- Born: 1923 London
- Died: 2010 (aged 86–87)
- Known for: Book illustration, calligraphy

= Marie Angel (artist) =

British illustrator and calligrapher (1923-2010)

Marie Felicity Angel (1923–2010) was a British illustrator and calligrapher known for her book illustrations.

==Biography==
Angel was born in London and educated at Coloma Convent Girls' School. Throughout World War II she attended the Croydon School of Arts and Crafts and after the war studied at the Royal College of Art design school until 1948. Her work as a freelance illustrator led to a commission from Harvard College Library to produce a number of illustrated bestiaries which in turn led to Angel working on a number of children's books, for both American and British publishers. She also wrote and illustrated books on the techniques of calligraphy and a volume of flower illustrations. Works by Angel have been shown at the Royal Academy in London and the Society of Designer Craftsmen and in solo exhibitions in America. Both the Victoria and Albert Museum in London and Harvard Library hold examples of her work. The Hunt Institute has a number of her botanical watercolours.

==Books illustrated==
- We Went Looking by Aileen Fisher, 1968, Crowell
- The Twenty-third Psalm, 1970 Crowell
- My Cat Has Eyes of Sapphire Blue by Aileen Fisher, 1973, Crowell
- Two Poems by Emily Dickinson
- The Tale of the Faithful Dove by Beatrix Potter, 1971, Warne
- The Tale of Tuppenny by Beatrix Potter, 1973, Warne
- Tucky the Hunter by J. Dickey, 1979, Crown.

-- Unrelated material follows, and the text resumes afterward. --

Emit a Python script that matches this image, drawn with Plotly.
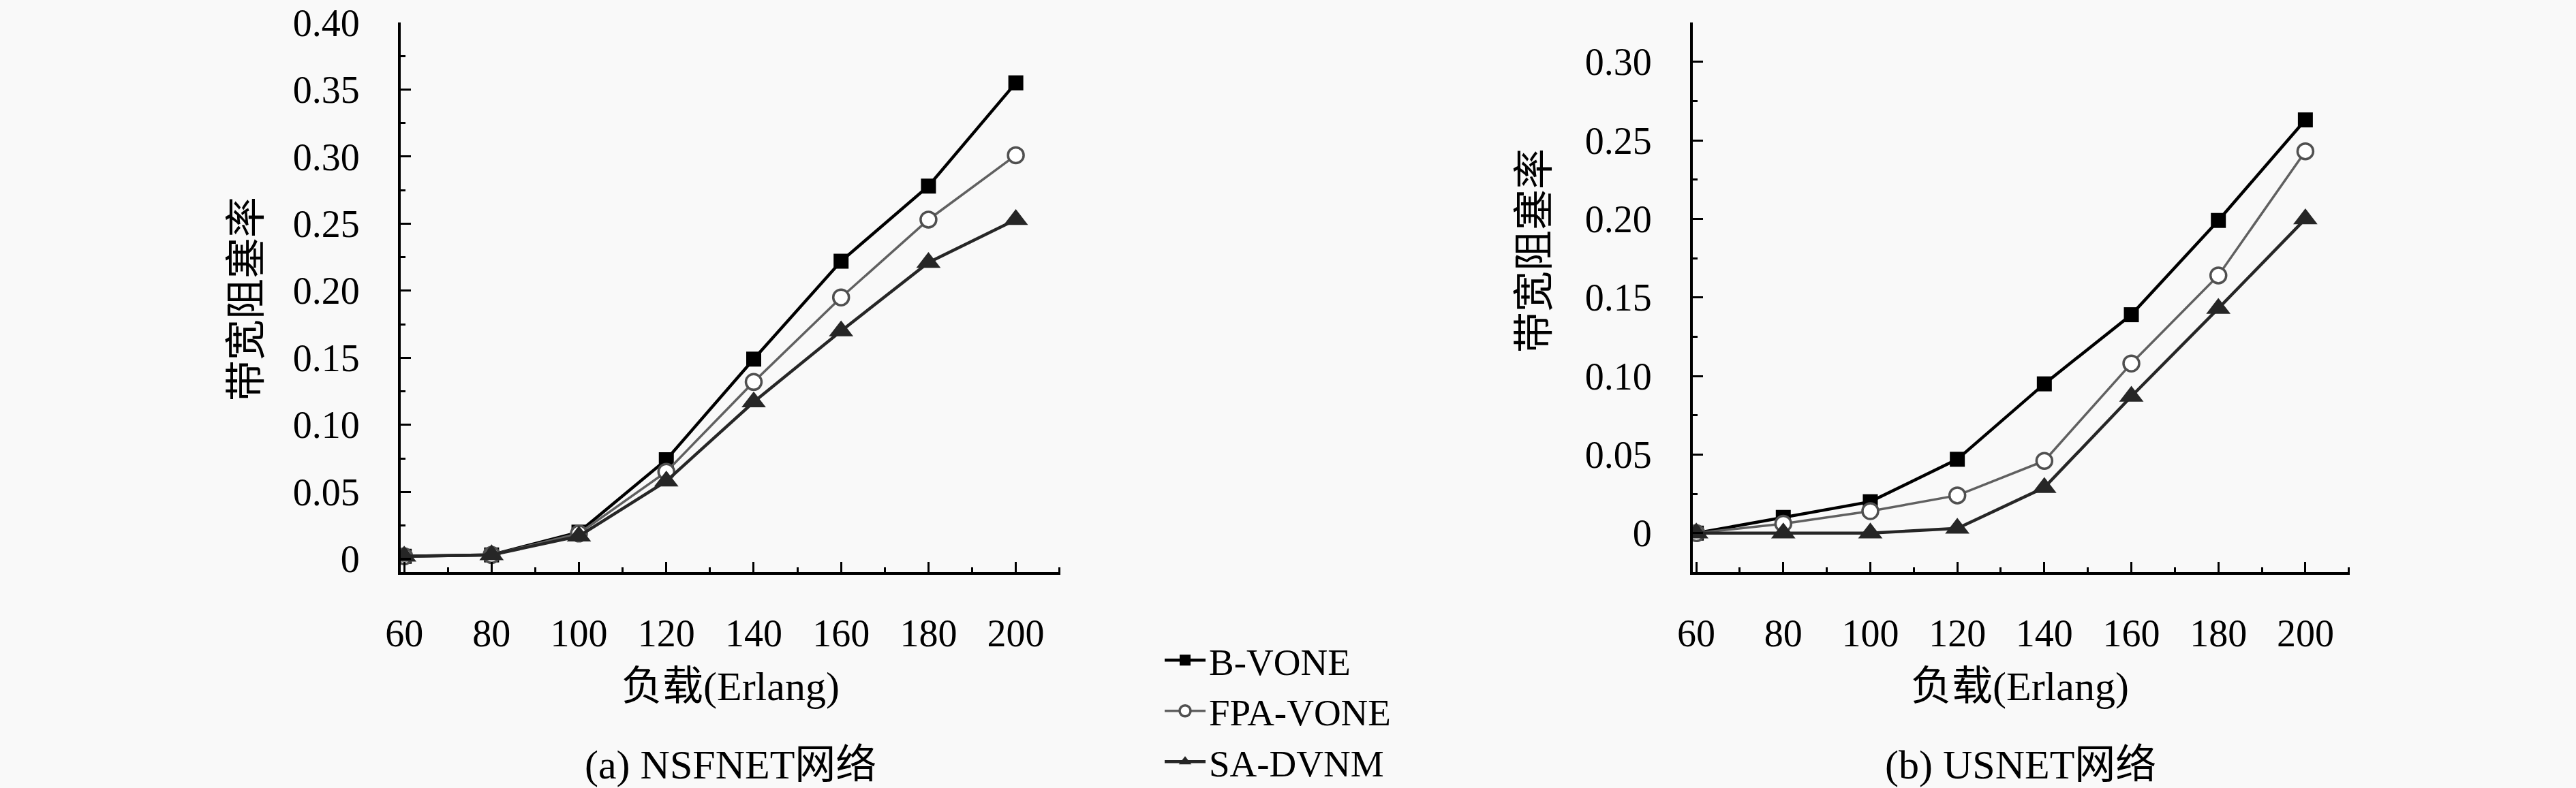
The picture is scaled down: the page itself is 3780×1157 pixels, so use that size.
import plotly.graph_objects as go
from plotly.subplots import make_subplots

# load in Erlang
loads = [60, 80, 100, 120, 140, 160, 180, 200]
load_ticks = ["60", "80", "100", "120", "140", "160", "180", "200"]

# (a) NSFNET bandwidth blocking ratio
nsf_bvone = [0.002, 0.003, 0.020, 0.074, 0.149, 0.222, 0.278, 0.355]
nsf_fpa = [0.002, 0.003, 0.019, 0.065, 0.132, 0.195, 0.253, 0.301]
nsf_sa = [0.002, 0.003, 0.017, 0.058, 0.117, 0.170, 0.221, 0.253]

# (b) USNET bandwidth blocking ratio
us_bvone = [0.0, 0.010, 0.020, 0.047, 0.095, 0.139, 0.199, 0.263]
us_fpa = [0.0, 0.006, 0.014, 0.024, 0.046, 0.108, 0.164, 0.243]
us_sa = [0.0, 0.0, 0.0, 0.003, 0.029, 0.087, 0.143, 0.200]

nsf_yticks = [0, 0.05, 0.10, 0.15, 0.20, 0.25, 0.30, 0.35, 0.40]
nsf_ylabels = ["0", "0.05", "0.10", "0.15", "0.20", "0.25", "0.30", "0.35", "0.40"]
us_yticks = [0, 0.05, 0.10, 0.15, 0.20, 0.25, 0.30]
us_ylabels = ["0", "0.05", "0.10", "0.15", "0.20", "0.25", "0.30"]

W, H = 3780, 1157
FONT = "Liberation Serif, Noto Sans CJK SC, serif"
FS = 56      # tick labels
FS_TXT = 60  # titles, captions
FS_LEG = 55


def px(x):
    return x / W


def py(y):
    return 1 - y / H


series = [
    ("B-VONE", dict(color="#000000", width=4.5),
     dict(symbol="square", size=22, color="#000000")),
    ("FPA-VONE", dict(color="#606060", width=3.5),
     dict(symbol="circle", size=23, color="#ffffff",
          line=dict(color="#505050", width=3.5))),
    ("SA-DVNM", dict(color="#262626", width=4.5),
     dict(symbol="triangle-up", size=31, color="#262626")),
]

fig = make_subplots(rows=1, cols=2)

for col, data in ((1, [nsf_bvone, nsf_fpa, nsf_sa]), (2, [us_bvone, us_fpa, us_sa])):
    for (name, line, marker), ys in zip(series, data):
        fig.add_trace(go.Scatter(
            x=loads, y=ys, name=name, mode="lines+markers",
            line=line, marker=marker, showlegend=(col == 1),
        ), row=1, col=col)

axis_style = dict(
    automargin=False,
    showline=True, linecolor="black", linewidth=4,
    showgrid=False, zeroline=False,
    ticks="inside", ticklen=15, tickwidth=3, tickcolor="black",
    tickfont=dict(family=FONT, size=FS, color="black"),
)

fig.update_xaxes(
    range=[59.2, 210.2], tickvals=loads, ticktext=load_ticks,
    minor=dict(dtick=10, tick0=60, ticks="inside", ticklen=7,
               tickwidth=3, tickcolor="black"),
    ticklabelstandoff=38, **axis_style,
)
fig.update_yaxes(
    minor=dict(dtick=0.025, tick0=0, ticks="inside", ticklen=7,
               tickwidth=3, tickcolor="black"),
    ticklabelstandoff=45, **axis_style,
)

fig.update_xaxes(domain=[px(588), px(1556)], row=1, col=1)
fig.update_xaxes(domain=[px(2484), px(3448)], row=1, col=2)
fig.update_yaxes(domain=[py(840), py(33)], range=[-0.0098, 0.40],
                 tickvals=nsf_yticks, ticktext=nsf_ylabels, row=1, col=1)
fig.update_yaxes(domain=[py(840), py(33)], range=[-0.0248, 0.325],
                 tickvals=us_yticks, ticktext=us_ylabels, row=1, col=2)

texts = [
    ("带宽阻塞率", 362, 439, -90),
    ("带宽阻塞率", 2252, 368, -90),
    ("负载(Erlang)", 1072, 1008, 0),
    ("负载(Erlang)", 2964, 1008, 0),
    ("(a) NSFNET网络", 1072, 1123, 0),
    ("(b) USNET网络", 2965, 1123, 0),
]
for t, x, y, ang in texts:
    fig.add_annotation(
        text=t, x=px(x), y=py(y), xref="paper", yref="paper",
        xanchor="center", yanchor="middle", textangle=ang, showarrow=False,
        font=dict(family=FONT, size=FS_TXT, color="black"),
    )

fig.update_layout(
    template="none",
    width=W, height=H,
    margin=dict(l=0, r=0, t=0, b=0, pad=0, autoexpand=False),
    paper_bgcolor="#f9f9f9", plot_bgcolor="#f9f9f9",
    font=dict(family=FONT, size=FS, color="black"),
    legend=dict(
        x=px(1704), y=py(927), xanchor="left", yanchor="top",
        bgcolor="rgba(0,0,0,0)", itemwidth=60, tracegroupgap=0,
        font=dict(family=FONT, size=FS_LEG, color="black"),
    ),
)

fig.write_html(
    "out.html",
    config={"displayModeBar": False},
    post_script="document.body.style.margin='0';"
                "document.body.style.overflow='hidden';",
)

==Books written and illustrated==
- The Art of Calligraphy, 1978, Robert Hale
- Bird, Beast and Flower, 1980, Chatto & Windus
- A Bestiary, 1964, Harvard College Library
- A New Bestiary, 1968, Harvard College Library
- An Animated Alphabet, Harvard College Library
- Painting for Calligraphy, 1984, Overlook Press
- An Alphabet of Garden Flowers, 1987, Pelham.